Half of advisers unaware of upcoming ESG regulatory requirements

David Hearne: "There’s a temptation to lump ESG into the subject of risk, but I think they’re different things."

David Hearne: “There’s a temptation to lump ESG into the subject of risk, but I think they’re different things.”

Nearly half of advisers are not aware of impending regulation around discussing Environmental Social and Governance (ESG) investing with clients, as research revealed a “lack of preparedness” around the issue.

Square Mile Investment Consulting and Research found that fewer than half (47%) of advisers were unaware of incoming changes to Markets in Financial Instruments Directive II (MiFID II) requiring advisers to incorporate ESG considerations within their suitability requirements.

The study, which surveyed 184 advisers across the UK, also found a similar number (46%) included ESG in their attitude to risk questionnaires and just two in five (39%) have integrated it into their centralised investment proposition (CIP).

Satis Wealth Management director and Chartered financial planner David Hearne agreed there was confusion among advisers as to the regulatory obligations around ESG.

He said that whilst he did not include ESG in his risk questionnaire, it was an important consideration in the planning piece.

“There’s a temptation to lump ESG into the subject of risk, but I think they’re different things. It needs a separate conversation about ESG and other portfolio preferences – I don’t think it belongs in an attitude to risk questionnaire, because then it just becomes one of 10 questions rather than a topic in its own right,” he said.

Hearne added that legislating around ESG was “fraught with danger” due to its subjective nature – where ESG means something different to different investors – but clear definitions around the topic were important.

Expert Wealth Management Chartered IFA Dominic Spalding does not include ESG in his risk questionnaire and lets clients guide the conversation around ESG investing.

“We’re led by the client on that, because our approach is that you should be buying the market and anything that moves away from buying the market, you’re adding to the risk,” he said.

“The way we present this to clients is we’re trying to move in the right direction but we’re not pretending for one second that this is going to meet any specific exclusion requirements they might have.

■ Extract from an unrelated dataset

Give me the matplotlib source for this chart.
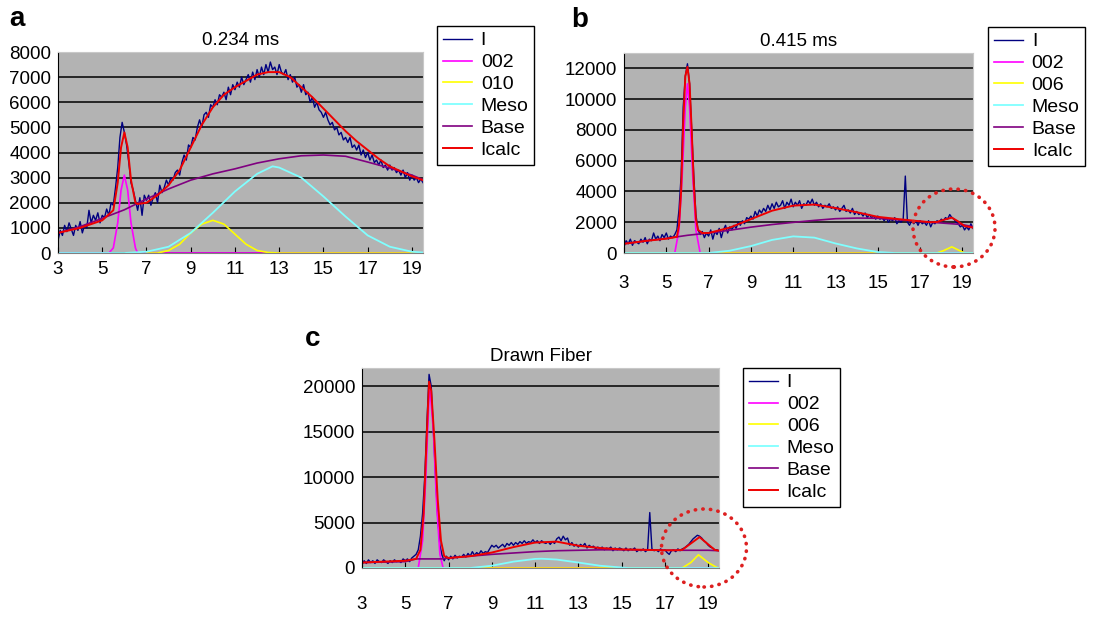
import matplotlib
matplotlib.use("Agg")
import matplotlib.pyplot as plt
import numpy as np
from matplotlib.patches import Ellipse

plt.rcParams['font.family'] = ['Liberation Sans', 'DejaVu Sans']

# ---------------- panel a : 0.234 ms ----------------
a_I = [500, 900, 700, 1100, 850, 1200, 950, 700, 1100, 900,
       1250, 800, 1100, 1000, 1700, 1200, 1500, 1300, 1600, 1200,
       1500, 1400, 1750, 1500, 2000, 1900, 2600, 3400, 4600, 5200,
       4800, 4300, 3600, 2800, 2500, 2100, 1700, 2200, 1500, 2300,
       2100, 2300, 1900, 2200, 2400, 2000, 2700, 2400, 2600, 2900,
       2700, 3000, 2900, 3200, 3300, 3100, 3600, 3900, 3700, 4300,
       4200, 4600, 4500, 5000, 5300, 5000, 5500, 5600, 5400, 5900,
       5800, 6100, 5900, 6300, 6200, 6400, 6100, 6600, 6300, 6700,
       6500, 6800, 6600, 7000, 6700, 6900, 7100, 6800, 7200, 6900,
       7300, 7000, 7400, 7100, 7500, 7200, 7600, 7300, 7400, 7100,
       7500, 7200, 7100, 7300, 6900, 7100, 6800, 7000, 6600, 6700,
       6400, 6700, 6300, 6400, 6000, 6200, 5800, 6000, 5700, 5600,
       5400, 5600, 5300, 5100, 5200, 4900, 5000, 4700, 4800, 4500,
       4600, 4400, 4600, 4200, 4300, 4100, 4300, 3900, 4100, 3800,
       4000, 3700, 3900, 3600, 3700, 3500, 3700, 3400, 3500, 3300,
       3500, 3300, 3400, 3200, 3300, 3100, 3300, 3000, 3200, 2900,
       3100, 2900, 3000, 2800, 2950, 2800]
a_002_x = [3, 5.3, 5.5, 5.7, 5.85, 6.0, 6.15, 6.3, 6.5, 6.6, 19.5]
a_002 = [0, 0, 200, 1200, 2500, 3100, 2500, 1200, 200, 0, 0]
a_010_x = [7, 7.5, 8, 8.5, 9, 9.5, 10, 10.5, 11, 11.5, 12, 12.5, 13, 19.5]
a_010 = [0, 0, 100, 350, 800, 1150, 1300, 1150, 750, 350, 100, 20, 0, 0]
a_meso_x = [3, 6, 7, 8, 9, 10, 11, 12, 12.7, 13, 14, 15, 16, 17, 18, 19, 19.5]
a_meso = [0, 0, 50, 250, 800, 1600, 2450, 3150, 3450, 3400, 3000, 2250, 1450, 700, 250, 50, 20]
a_base_x = [3, 4, 5, 6, 7, 8, 9, 10, 11, 12, 13, 14, 15, 16, 17, 18, 19, 19.5]
a_base = [800, 1050, 1380, 1720, 2150, 2550, 2900, 3150, 3350, 3580, 3750, 3870, 3900, 3850, 3620, 3380, 3100, 2920]
a_calc_x = [3, 4, 5, 5.5, 5.7, 5.85, 6.0, 6.15, 6.3, 6.5, 6.6, 7, 7.5, 8, 8.5, 9, 9.5, 10, 10.5, 11,
            11.5, 12, 12.5, 13, 13.5, 14, 14.5, 15, 15.5, 16, 16.5, 17, 17.5, 18, 18.5, 19, 19.5]
a_calc = [800, 1000, 1300, 1700, 2800, 4200, 4800, 4200, 2900, 2000, 1950, 2000, 2300, 2700, 3300, 4200,
          5100, 5800, 6300, 6600, 6850, 7100, 7200, 7200, 7000, 6600, 6200, 5750, 5300, 4850, 4450,
          4100, 3750, 3450, 3250, 3050, 2900]

# ---------------- panel b : 0.415 ms ----------------
b_I = [400, 800, 600, 900, 500, 800, 700, 600, 900, 700,
       1000, 600, 900, 800, 1300, 900, 1100, 800, 1200, 1000,
       1300, 900, 1100, 1000, 1200, 1500, 2800, 5000, 9500, 11500,
       12300, 11000, 8000, 5000, 2500, 1500, 1200, 1400, 1000, 1300,
       1100, 1500, 900, 1400, 1200, 1600, 1000, 1500, 1800, 1300,
       1700, 1500, 1800, 1600, 2000, 1800, 2100, 1900, 2300, 2200,
       2400, 2200, 2700, 2400, 2800, 2600, 2900, 2700, 3100, 2800,
       3200, 2900, 3300, 3000, 3100, 3400, 2900, 3300, 3100, 3500,
       3000, 3300, 3100, 3400, 2900, 3200, 3100, 3400, 3200, 3500,
       3100, 3300, 3000, 3200, 2900, 3100, 3000, 3200, 2900, 3000,
       2800, 3000, 2700, 2900, 3100, 2700, 2800, 2600, 2900, 2500,
       2700, 2500, 2600, 2400, 2600, 2300, 2500, 2300, 2400, 2200,
       2400, 2200, 2300, 2100, 2300, 2000, 2200, 2100, 2300, 1900,
       2100, 2000, 2200, 5000, 2000, 1800, 2100, 1900, 2100, 1800,
       2100, 1900, 2000, 1800, 2100, 1700, 2000, 1900, 2100, 2000,
       2200, 2100, 2300, 2200, 2500, 2300, 2200, 2000, 1900, 1700,
       1800, 1500, 1700, 1500, 1900, 1600]
b_002_x = [3, 5.4, 5.6, 5.75, 5.9, 6.0, 6.1, 6.25, 6.4, 6.6, 19.5]
b_002 = [0, 0, 1500, 5000, 9500, 11000, 9500, 5000, 1500, 0, 0]
b_006_x = [3, 17.8, 18.1, 18.5, 18.8, 19.1, 19.5]
b_006 = [0, 0, 150, 400, 200, 0, 0]
b_meso_x = [3, 7, 8, 9, 10, 11, 12, 13, 14, 15, 15.8, 19.5]
b_meso = [0, 0, 150, 450, 850, 1080, 1000, 620, 300, 60, 0, 0]
b_base_x = [3, 4, 5, 6, 7, 8, 9, 10, 11, 12, 13, 14, 15, 16, 17, 18, 19, 19.5]
b_base = [600, 780, 950, 1150, 1300, 1480, 1680, 1850, 1990, 2120, 2230, 2270, 2260, 2150, 2050, 1950, 1850, 1700]
b_calc_x = [3, 4, 5, 5.5, 5.6, 5.7, 5.8, 5.9, 6.0, 6.1, 6.2, 6.3, 6.4, 6.5, 6.7, 7, 8, 9, 10, 11, 12, 13,
            14, 15, 16, 17, 17.5, 17.8, 18.1, 18.5, 18.8, 19.1, 19.5]
b_calc = [600, 780, 930, 1050, 1800, 4000, 8500, 11500, 12100, 11000, 8000, 4500, 2200, 1500, 1300, 1300,
          1650, 2200, 2750, 3080, 3150, 2920, 2650, 2350, 2200, 2060, 2000, 2020, 2150, 2300, 2050, 1750, 1650]

# ---------------- panel c : Drawn Fiber ----------------
c_I = [400, 800, 500, 900, 600, 800, 500, 900, 700, 600,
       900, 700, 500, 800, 600, 900, 700, 800, 600, 1000,
       800, 1000, 700, 1100, 1300, 1500, 2000, 3500, 6000, 10000,
       16000, 21300, 20000, 15000, 10000, 5500, 2500, 1400, 800, 1300,
       900, 1300, 1000, 1400, 1100, 1300, 1200, 1500, 1200, 1600,
       1300, 1800, 1400, 1700, 1500, 1900, 1600, 1800, 1700, 2100,
       2500, 2300, 2500, 2200, 2400, 2600, 2300, 2700, 2500, 2800,
       2500, 2800, 2600, 2900, 2700, 3000, 2700, 2900, 2800, 3100,
       2800, 3000, 2700, 3000, 2800, 2700, 2900, 2600, 2900, 2700,
       3200, 3400, 3000, 3500, 3100, 3300, 2500, 2800, 2400, 2600,
       2300, 2600, 2400, 2700, 2200, 2500, 2300, 2400, 2100, 2300,
       2100, 2300, 2000, 2200, 2100, 2300, 1900, 2200, 2000, 2200,
       2100, 1900, 2200, 1900, 2100, 2000, 2200, 1800, 2000, 1900,
       2100, 1800, 2000, 6100, 2100, 1900, 2000, 1800, 2100, 1900,
       2000, 1700, 1500, 1900, 2000, 1800, 2100, 1900, 2100, 2200,
       2400, 2600, 2900, 3200, 3400, 3600, 3500, 3300, 3000, 2800,
       2500, 2300, 2200, 2000, 2000, 1900]
c_002_x = [3, 5.6, 5.8, 5.95, 6.1, 6.15, 6.3, 6.45, 6.6, 6.75, 19.5]
c_002 = [0, 0, 3000, 10000, 19000, 19500, 15000, 7000, 1500, 0, 0]
c_006_x = [3, 17.8, 18.2, 18.55, 19.0, 19.4, 19.5]
c_006 = [0, 0, 600, 1450, 600, 50, 0]
c_meso_x = [3, 8, 9, 10, 11, 11.3, 12, 13, 14, 15, 15.3, 19.5]
c_meso = [0, 0, 250, 700, 1000, 1020, 930, 600, 250, 50, 0, 0]
c_base_x = [3, 5, 5.5, 6.7, 7, 8, 9, 10, 11, 12, 13, 14, 15, 16, 17, 18, 19, 19.5]
c_base = [600, 700, 1000, 1000, 1100, 1300, 1500, 1650, 1800, 1900, 1950, 2000, 2000, 2000, 1950, 1950, 1950, 1900]
c_calc_x = [3, 4, 5, 5.5, 5.7, 5.85, 6.0, 6.1, 6.2, 6.35, 6.5, 6.65, 6.8, 7, 8, 9, 10, 11, 12, 13, 14,
            15, 16, 17, 17.5, 17.8, 18.2, 18.6, 19.0, 19.3, 19.5]
c_calc = [600, 700, 800, 1000, 2000, 6000, 15000, 20500, 19500, 14000, 7500, 3000, 1300, 1100, 1300, 1700,
          2300, 2800, 2900, 2450, 2200, 2050, 2000, 1950, 1950, 2000, 2700, 3400, 2600, 2000, 1900]

x_ticks = [3, 5, 7, 9, 11, 13, 15, 17, 19]
W, H = 1096, 617


def px(l, t, r, b):
    return [l / W, 1 - b / H, (r - l) / W, (b - t) / H]


def panel(fig, rect, title, I, comps, peak_label, ymax, ystep, xpad, leg_xy):
    ax = fig.add_axes(px(*rect))
    ax.set_facecolor('#b3b3b3')
    x = np.linspace(3, 19.5, len(I))
    h = []
    h += ax.plot(x, I, color='#000080', lw=1.0)
    h += ax.plot(comps[0][0], comps[0][1], color='#ff00ff', lw=1.2)
    h += ax.plot(comps[1][0], comps[1][1], color='#ffff00', lw=1.2)
    h += ax.plot(comps[2][0], comps[2][1], color='#80ffff', lw=1.3)
    h += ax.plot(comps[3][0], comps[3][1], color='#800080', lw=1.2)
    h += ax.plot(comps[4][0], comps[4][1], color='#ee0000', lw=1.4)
    ax.set_xlim(3, 19.5)
    ax.set_ylim(0, ymax)
    ax.set_yticks(np.arange(0, ymax, ystep))
    ax.set_xticks(x_ticks)
    ax.yaxis.grid(True, color='black', lw=1.1)
    ax.set_axisbelow(True)
    ax.tick_params(axis='y', length=0, pad=5, labelsize=13.5)
    ax.tick_params(axis='x', direction='in', length=4, pad=xpad, labelsize=13.5)
    for s in ['top', 'right']:
        ax.spines[s].set_color('#c8c8c8')
    ax.spines['left'].set_color('black')
    ax.spines['bottom'].set_color('#808080')
    ax.set_title(title, fontsize=13.5, pad=5)
    fig.legend(h, ['I', '002', peak_label, 'Meso', 'Base', 'Icalc'],
               loc='upper left', bbox_to_anchor=(leg_xy[0] / W, 1 - leg_xy[1] / H),
               bbox_transform=fig.transFigure, fontsize=14, frameon=True, fancybox=False,
               edgecolor='black', framealpha=1, handlelength=1.5, handletextpad=0.45,
               labelspacing=0.22, borderpad=0.3, borderaxespad=0)
    return ax


fig = plt.figure(figsize=(W / 100, H / 100), dpi=100)

panel(fig, (58, 52, 423, 253), '0.234 ms', a_I,
      [(a_002_x, a_002), (a_010_x, a_010), (a_meso_x, a_meso), (a_base_x, a_base), (a_calc_x, a_calc)],
      '010', 8000.1, 1000, 6, (437, 26))
panel(fig, (624, 53, 973, 253), '0.415 ms', b_I,
      [(b_002_x, b_002), (b_006_x, b_006), (b_meso_x, b_meso), (b_base_x, b_base), (b_calc_x, b_calc)],
      '006', 13000, 2000, 16, (988, 27))
panel(fig, (362, 368, 719, 568), 'Drawn Fiber', c_I,
      [(c_002_x, c_002), (c_006_x, c_006), (c_meso_x, c_meso), (c_base_x, c_base), (c_calc_x, c_calc)],
      '006', 22000, 5000, 20, (743, 368))

for lab, xx, yy in [('a', 9, 26), ('b', 571, 27), ('c', 305, 346)]:
    fig.text(xx / W, 1 - yy / H, lab, fontsize=20, fontweight='bold', va='baseline', ha='left')

for cx, cy, w, h in [(954, 228, 82, 78), (704, 548, 85, 78)]:
    fig.add_artist(Ellipse((cx / W, 1 - cy / H), w / W, h / H, transform=fig.transFigure,
                           fill=False, ec='#dd2020', lw=2.6, ls=(0, (0.1, 2.0)), capstyle='round'))

fig.savefig('out.png', dpi=100)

“You often get clients who say you want to avoid investing in x,y,z and our view as financial planners is that’s just impossible to do, but we’ll move somewhere it the right direction with the ESG portfolios.”

More information needed

Square Mile suggested the “lack of preparedness” suggested the investment industry and asset managers must work harder to improve ESG understanding, particularly related to the incoming regulatory changes. 

While nearly two-thirds (63%) of advisers felt comfortable with the terminology associated with ESG, one in five (21%) highlighted the need for asset managers to provide more information on how they select their ESG criteria and a more consistent use of language to facilitate fairer comparison between funds and fund groups. 

Square Mile commercial director Steve Kenny said the research group’s findings indicated there was “still some way to go before ESG considerations are fully integrated into their advisory processes.”

“The perspective that advisers feel that there is insufficient client demand for strategies which incorporate ESG is undoubtedly influenced by the fact that a significant number of advisers do not raise the subject with them,” he said.

The director said the traditional view that investors would have to sacrifice returns to invest ethically or environmentally was debunked, but many advisers were still not determining investing in ESG as part of their suitability requirements.

“It is also clear that the investment industry in general must do a better job in explaining their approaches to ESG and the benefits that this form of investment can bring to clients. It is beholden to all market participants to provide clearer literature, greater education, and standardised terminology to encourage and enable advisers to feel confident in discussing this important subject with their clients,” he added.

Changes to MiFID II regulation around ESG are expected in 2021.